START DATA SECTION
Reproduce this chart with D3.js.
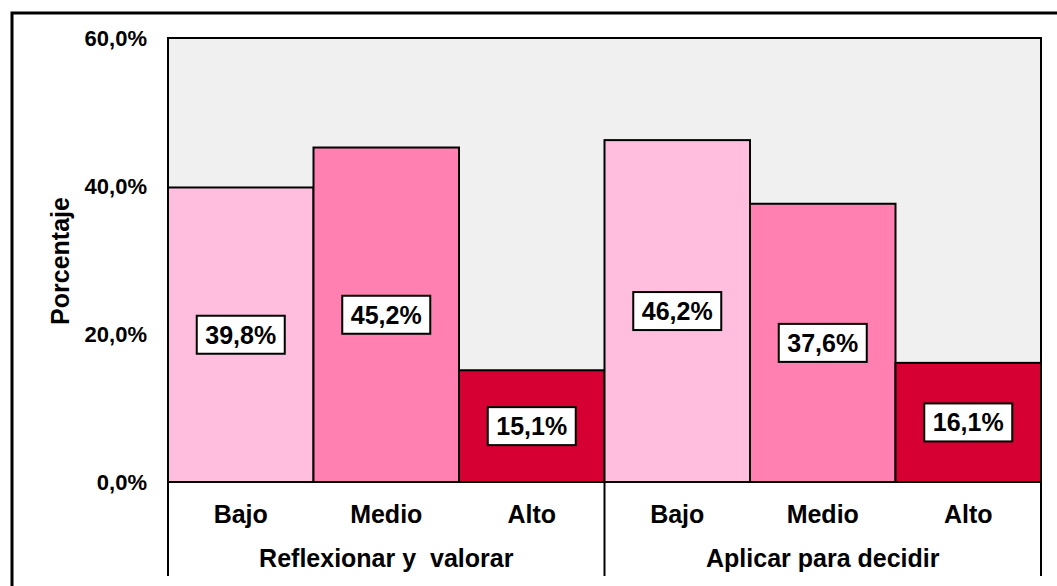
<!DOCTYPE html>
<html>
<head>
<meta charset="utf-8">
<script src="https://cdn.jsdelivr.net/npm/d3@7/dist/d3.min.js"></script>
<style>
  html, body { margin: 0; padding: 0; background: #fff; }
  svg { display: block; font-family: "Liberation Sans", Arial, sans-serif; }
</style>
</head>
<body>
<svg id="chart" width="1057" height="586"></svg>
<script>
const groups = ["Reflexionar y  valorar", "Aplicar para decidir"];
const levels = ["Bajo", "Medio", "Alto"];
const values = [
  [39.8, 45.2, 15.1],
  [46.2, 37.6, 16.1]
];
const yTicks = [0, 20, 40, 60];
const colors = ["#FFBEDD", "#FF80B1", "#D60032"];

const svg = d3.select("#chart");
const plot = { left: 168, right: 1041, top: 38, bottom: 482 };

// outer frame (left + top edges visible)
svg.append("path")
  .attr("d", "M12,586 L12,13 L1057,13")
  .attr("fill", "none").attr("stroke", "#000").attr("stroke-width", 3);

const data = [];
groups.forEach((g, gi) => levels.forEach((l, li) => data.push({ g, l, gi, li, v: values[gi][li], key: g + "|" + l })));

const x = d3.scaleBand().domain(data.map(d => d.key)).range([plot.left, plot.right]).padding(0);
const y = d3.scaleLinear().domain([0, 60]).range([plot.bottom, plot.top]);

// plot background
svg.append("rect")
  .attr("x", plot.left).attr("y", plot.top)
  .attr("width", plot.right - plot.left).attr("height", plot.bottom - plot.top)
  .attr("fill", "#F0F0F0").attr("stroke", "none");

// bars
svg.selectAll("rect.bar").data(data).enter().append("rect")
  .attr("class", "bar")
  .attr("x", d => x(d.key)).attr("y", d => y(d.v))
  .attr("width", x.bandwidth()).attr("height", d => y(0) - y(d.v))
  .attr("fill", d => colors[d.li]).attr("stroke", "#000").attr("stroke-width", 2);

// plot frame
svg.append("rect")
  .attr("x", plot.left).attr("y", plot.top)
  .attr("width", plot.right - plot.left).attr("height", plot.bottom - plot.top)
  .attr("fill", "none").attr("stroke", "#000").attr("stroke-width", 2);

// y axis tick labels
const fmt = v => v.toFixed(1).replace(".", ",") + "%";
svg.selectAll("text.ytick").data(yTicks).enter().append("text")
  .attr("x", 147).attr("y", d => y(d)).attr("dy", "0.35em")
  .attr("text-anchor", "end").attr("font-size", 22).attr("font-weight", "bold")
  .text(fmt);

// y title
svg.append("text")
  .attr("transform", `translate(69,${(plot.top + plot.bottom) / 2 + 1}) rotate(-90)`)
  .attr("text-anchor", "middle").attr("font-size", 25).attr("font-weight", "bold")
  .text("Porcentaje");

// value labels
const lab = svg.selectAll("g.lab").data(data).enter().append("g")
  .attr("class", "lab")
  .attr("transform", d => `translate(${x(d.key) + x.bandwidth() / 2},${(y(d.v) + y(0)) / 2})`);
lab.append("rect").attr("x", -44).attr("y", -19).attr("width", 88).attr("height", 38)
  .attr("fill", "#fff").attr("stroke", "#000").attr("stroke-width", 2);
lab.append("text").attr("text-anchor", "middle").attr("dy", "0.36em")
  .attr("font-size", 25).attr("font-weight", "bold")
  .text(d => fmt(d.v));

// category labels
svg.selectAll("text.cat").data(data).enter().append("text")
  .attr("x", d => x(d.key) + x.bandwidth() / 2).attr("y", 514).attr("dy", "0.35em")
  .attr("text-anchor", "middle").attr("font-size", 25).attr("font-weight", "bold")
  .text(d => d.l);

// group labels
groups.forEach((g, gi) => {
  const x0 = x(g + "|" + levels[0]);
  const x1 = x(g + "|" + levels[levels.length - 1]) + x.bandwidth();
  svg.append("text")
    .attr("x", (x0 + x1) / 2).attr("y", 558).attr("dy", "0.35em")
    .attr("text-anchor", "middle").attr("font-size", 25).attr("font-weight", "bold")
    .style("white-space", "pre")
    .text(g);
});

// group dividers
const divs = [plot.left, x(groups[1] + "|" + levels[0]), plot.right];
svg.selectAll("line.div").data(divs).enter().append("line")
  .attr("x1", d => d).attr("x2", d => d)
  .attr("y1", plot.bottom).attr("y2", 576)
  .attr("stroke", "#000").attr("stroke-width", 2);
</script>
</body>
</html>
END DATA SECTION
• TASK BRIEF: Please set down each line of the data above exactly as written, without the pictures.

• WRITTEN RESPONSE:
Reproduce this chart with D3.js.
<!DOCTYPE html>
<html>
<head>
<meta charset="utf-8">
<script src="https://cdn.jsdelivr.net/npm/d3@7/dist/d3.min.js"></script>
<style>
  html, body { margin: 0; padding: 0; background: #fff; }
  svg { display: block; font-family: "Liberation Sans", Arial, sans-serif; }
</style>
</head>
<body>
<svg id="chart" width="1057" height="586"></svg>
<script>
const groups = ["Reflexionar y  valorar", "Aplicar para decidir"];
const levels = ["Bajo", "Medio", "Alto"];
const values = [
  [39.8, 45.2, 15.1],
  [46.2, 37.6, 16.1]
];
const yTicks = [0, 20, 40, 60];
const colors = ["#FFBEDD", "#FF80B1", "#D60032"];

const svg = d3.select("#chart");
const plot = { left: 168, right: 1041, top: 38, bottom: 482 };

// outer frame (left + top edges visible)
svg.append("path")
  .attr("d", "M12,586 L12,13 L1057,13")
  .attr("fill", "none").attr("stroke", "#000").attr("stroke-width", 3);

const data = [];
groups.forEach((g, gi) => levels.forEach((l, li) => data.push({ g, l, gi, li, v: values[gi][li], key: g + "|" + l })));

const x = d3.scaleBand().domain(data.map(d => d.key)).range([plot.left, plot.right]).padding(0);
const y = d3.scaleLinear().domain([0, 60]).range([plot.bottom, plot.top]);

// plot background
svg.append("rect")
  .attr("x", plot.left).attr("y", plot.top)
  .attr("width", plot.right - plot.left).attr("height", plot.bottom - plot.top)
  .attr("fill", "#F0F0F0").attr("stroke", "none");

// bars
svg.selectAll("rect.bar").data(data).enter().append("rect")
  .attr("class", "bar")
  .attr("x", d => x(d.key)).attr("y", d => y(d.v))
  .attr("width", x.bandwidth()).attr("height", d => y(0) - y(d.v))
  .attr("fill", d => colors[d.li]).attr("stroke", "#000").attr("stroke-width", 2);

// plot frame
svg.append("rect")
  .attr("x", plot.left).attr("y", plot.top)
  .attr("width", plot.right - plot.left).attr("height", plot.bottom - plot.top)
  .attr("fill", "none").attr("stroke", "#000").attr("stroke-width", 2);

// y axis tick labels
const fmt = v => v.toFixed(1).replace(".", ",") + "%";
svg.selectAll("text.ytick").data(yTicks).enter().append("text")
  .attr("x", 147).attr("y", d => y(d)).attr("dy", "0.35em")
  .attr("text-anchor", "end").attr("font-size", 22).attr("font-weight", "bold")
  .text(fmt);

// y title
svg.append("text")
  .attr("transform", `translate(69,${(plot.top + plot.bottom) / 2 + 1}) rotate(-90)`)
  .attr("text-anchor", "middle").attr("font-size", 25).attr("font-weight", "bold")
  .text("Porcentaje");

// value labels
const lab = svg.selectAll("g.lab").data(data).enter().append("g")
  .attr("class", "lab")
  .attr("transform", d => `translate(${x(d.key) + x.bandwidth() / 2},${(y(d.v) + y(0)) / 2})`);
lab.append("rect").attr("x", -44).attr("y", -19).attr("width", 88).attr("height", 38)
  .attr("fill", "#fff").attr("stroke", "#000").attr("stroke-width", 2);
lab.append("text").attr("text-anchor", "middle").attr("dy", "0.36em")
  .attr("font-size", 25).attr("font-weight", "bold")
  .text(d => fmt(d.v));

// category labels
svg.selectAll("text.cat").data(data).enter().append("text")
  .attr("x", d => x(d.key) + x.bandwidth() / 2).attr("y", 514).attr("dy", "0.35em")
  .attr("text-anchor", "middle").attr("font-size", 25).attr("font-weight", "bold")
  .text(d => d.l);

// group labels
groups.forEach((g, gi) => {
  const x0 = x(g + "|" + levels[0]);
  const x1 = x(g + "|" + levels[levels.length - 1]) + x.bandwidth();
  svg.append("text")
    .attr("x", (x0 + x1) / 2).attr("y", 558).attr("dy", "0.35em")
    .attr("text-anchor", "middle").attr("font-size", 25).attr("font-weight", "bold")
    .style("white-space", "pre")
    .text(g);
});

// group dividers
const divs = [plot.left, x(groups[1] + "|" + levels[0]), plot.right];
svg.selectAll("line.div").data(divs).enter().append("line")
  .attr("x1", d => d).attr("x2", d => d)
  .attr("y1", plot.bottom).attr("y2", 576)
  .attr("stroke", "#000").attr("stroke-width", 2);
</script>
</body>
</html>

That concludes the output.